There have been no reliable reports that our pets can become infected carriers and therefore shedders of COVID-19. However there is a very limited risk that if they are in direct contact with the virus, for example when handled by an infected owner, that they could become surface carriers of the virus, in the same way that door handles or surfaces could harbour the infection. However, the risk of this is still limited as their coats are porous and therefore don’t make a good surface for virus survival and spread. In reality the risk of infection would be higher for virus carried on plastic food packaging!
It has been incorrectly implied that all cats should be kept indoors. Whilst this may be sensible in some situations this is certainly not blanket advice at this time. If you are in close contact with your cat and you have symptoms of COVID-19 then keeping your cat indoors, if possible, is good practice, especially if they visit other households. However, this is not always feasible and forcing some cats to stay indoors can cause serious, stress-related illness. The prospect of having to keep all cats inside has caused distress for many owners and we would encourage anyone with concerns to contact us so we can advise based on your specific circumstances.

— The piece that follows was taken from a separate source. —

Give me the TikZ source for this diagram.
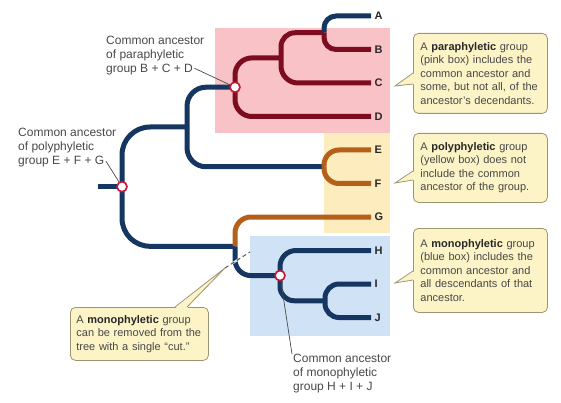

The message should be to take a sensible approach and maintain strict hygiene. Remember:
• Wash your hands before and after petting your dog or cat. This is always a good idea as your pet could carry bacteria and viruses of all sorts on their coats. It is also sensible to avoid rubbing your face into them at this time.
• If you have symptoms of COVID-19 then isolating your pet within your household, if possible, will reduce the theoretical risk of them carrying it to other people outside your household Otherwise try to limit your contact with them so as to avoid contaminating them – i.e. prevent petting and close contact with them and at times of closer contact, say when feeding, obey strict hygiene and possibly wear a mask to reduce spread.
• Avoid all interaction with other people’s pets. We know how tempting it is to say hello to every dog and cat you see while out on your daily walk but, as there is a very limited risk of surface infection spread, just avoid it at the moment. If you do stroke a dog or cat that isn’t yours then wash your hands straight away afterwards.
• If you have a regular visit from a neighbour’s cat then try to avoid interaction and keep them out of your home. This way there can be no risk to you from the cat – no matter how unlikely it is.
The take-home message is that risk of infection from pets to humans has not been proven and is likely to be negligible. However, common sense tells us that a pet that has been in contact with infected humans could carry virus on their coats, even though it is not a good surface for transmission. Therefore just adopt a sensible approach and maintain good hygiene.
There is no need at all to look at your pets in a different way. Our pets bring us a huge amount of comfort and joy - much needed at the moment. Don’t be concerned by poorly-worded media articles that promote fear – and that goes for everyday and not just now!